(Code that draws figures)
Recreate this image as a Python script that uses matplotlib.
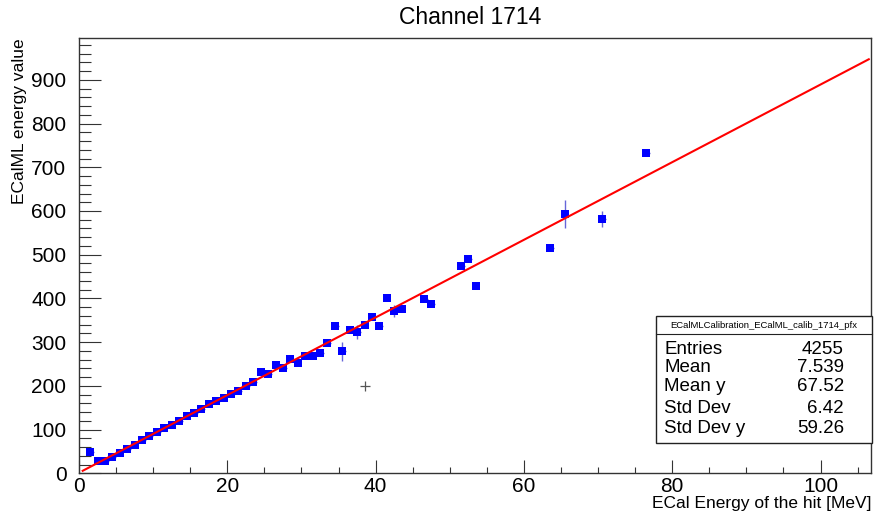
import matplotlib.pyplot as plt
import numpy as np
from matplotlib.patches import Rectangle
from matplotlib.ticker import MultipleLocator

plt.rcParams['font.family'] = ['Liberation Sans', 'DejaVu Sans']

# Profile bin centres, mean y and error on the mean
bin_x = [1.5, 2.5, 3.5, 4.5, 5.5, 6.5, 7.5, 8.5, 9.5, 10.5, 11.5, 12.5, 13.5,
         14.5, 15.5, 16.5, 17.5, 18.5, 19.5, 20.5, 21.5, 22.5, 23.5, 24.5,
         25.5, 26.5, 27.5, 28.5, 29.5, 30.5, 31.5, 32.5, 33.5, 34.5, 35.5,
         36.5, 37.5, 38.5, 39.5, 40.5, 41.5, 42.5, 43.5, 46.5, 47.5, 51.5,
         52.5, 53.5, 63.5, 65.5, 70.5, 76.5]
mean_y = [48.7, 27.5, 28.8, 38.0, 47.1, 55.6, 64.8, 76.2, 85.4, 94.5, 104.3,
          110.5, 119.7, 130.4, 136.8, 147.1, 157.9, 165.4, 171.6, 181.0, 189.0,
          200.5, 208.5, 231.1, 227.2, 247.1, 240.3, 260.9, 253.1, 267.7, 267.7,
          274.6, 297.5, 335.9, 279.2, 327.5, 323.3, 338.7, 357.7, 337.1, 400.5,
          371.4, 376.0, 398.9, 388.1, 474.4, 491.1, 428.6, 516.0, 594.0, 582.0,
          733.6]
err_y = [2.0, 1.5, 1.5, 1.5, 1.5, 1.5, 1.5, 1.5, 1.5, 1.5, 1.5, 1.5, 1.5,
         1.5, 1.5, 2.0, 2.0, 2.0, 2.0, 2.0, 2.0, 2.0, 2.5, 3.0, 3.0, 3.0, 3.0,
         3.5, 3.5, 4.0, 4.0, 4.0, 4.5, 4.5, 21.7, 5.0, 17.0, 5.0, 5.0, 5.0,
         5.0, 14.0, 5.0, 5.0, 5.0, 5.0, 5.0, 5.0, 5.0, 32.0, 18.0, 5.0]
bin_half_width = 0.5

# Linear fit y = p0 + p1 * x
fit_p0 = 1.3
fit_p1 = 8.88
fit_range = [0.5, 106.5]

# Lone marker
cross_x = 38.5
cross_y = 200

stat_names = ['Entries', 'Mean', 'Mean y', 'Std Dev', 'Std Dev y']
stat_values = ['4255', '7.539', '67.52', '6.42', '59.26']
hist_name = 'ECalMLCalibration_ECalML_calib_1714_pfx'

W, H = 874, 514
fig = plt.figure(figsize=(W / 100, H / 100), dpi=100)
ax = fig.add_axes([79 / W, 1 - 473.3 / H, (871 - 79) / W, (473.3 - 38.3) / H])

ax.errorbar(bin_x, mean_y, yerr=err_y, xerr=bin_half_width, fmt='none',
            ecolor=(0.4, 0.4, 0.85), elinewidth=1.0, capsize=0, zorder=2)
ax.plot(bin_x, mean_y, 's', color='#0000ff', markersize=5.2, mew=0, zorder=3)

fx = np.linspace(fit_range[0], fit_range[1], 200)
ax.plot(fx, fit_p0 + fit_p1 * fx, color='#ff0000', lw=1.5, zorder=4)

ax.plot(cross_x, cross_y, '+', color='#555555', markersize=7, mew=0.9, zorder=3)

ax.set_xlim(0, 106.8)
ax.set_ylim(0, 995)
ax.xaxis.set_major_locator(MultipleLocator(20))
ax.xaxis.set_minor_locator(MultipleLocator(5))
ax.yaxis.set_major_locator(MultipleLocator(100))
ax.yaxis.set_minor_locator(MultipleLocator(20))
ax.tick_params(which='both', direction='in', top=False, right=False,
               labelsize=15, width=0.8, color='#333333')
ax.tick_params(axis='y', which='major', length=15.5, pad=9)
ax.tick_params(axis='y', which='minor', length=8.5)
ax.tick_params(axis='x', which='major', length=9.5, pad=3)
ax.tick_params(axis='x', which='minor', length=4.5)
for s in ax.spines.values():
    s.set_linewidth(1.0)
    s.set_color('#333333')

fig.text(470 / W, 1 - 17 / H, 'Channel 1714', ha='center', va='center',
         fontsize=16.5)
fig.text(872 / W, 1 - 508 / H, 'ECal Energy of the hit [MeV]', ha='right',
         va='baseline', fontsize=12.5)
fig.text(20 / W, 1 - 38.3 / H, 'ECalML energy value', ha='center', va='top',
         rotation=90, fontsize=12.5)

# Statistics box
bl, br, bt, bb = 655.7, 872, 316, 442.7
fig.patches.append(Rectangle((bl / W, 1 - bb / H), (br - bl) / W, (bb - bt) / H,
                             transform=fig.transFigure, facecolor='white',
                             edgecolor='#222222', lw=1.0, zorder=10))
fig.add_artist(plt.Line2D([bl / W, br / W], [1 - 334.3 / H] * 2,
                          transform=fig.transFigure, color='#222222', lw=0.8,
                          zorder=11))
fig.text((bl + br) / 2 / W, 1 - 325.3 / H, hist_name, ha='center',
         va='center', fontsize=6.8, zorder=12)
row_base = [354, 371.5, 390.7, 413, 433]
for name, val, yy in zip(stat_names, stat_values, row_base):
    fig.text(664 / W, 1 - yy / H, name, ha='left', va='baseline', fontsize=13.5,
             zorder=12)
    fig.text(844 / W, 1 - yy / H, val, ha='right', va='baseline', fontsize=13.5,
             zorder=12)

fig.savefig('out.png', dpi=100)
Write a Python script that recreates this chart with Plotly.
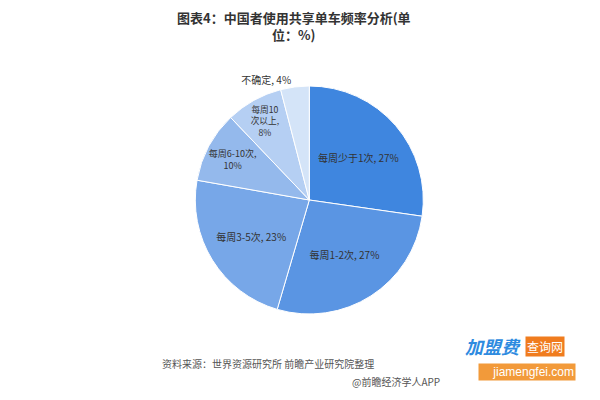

* **INSTRUCTION**:
State how many lines of the entries above include the word "script", offering no text other than the number.

* **SOLUTION TO THIS PROBLEM**:
2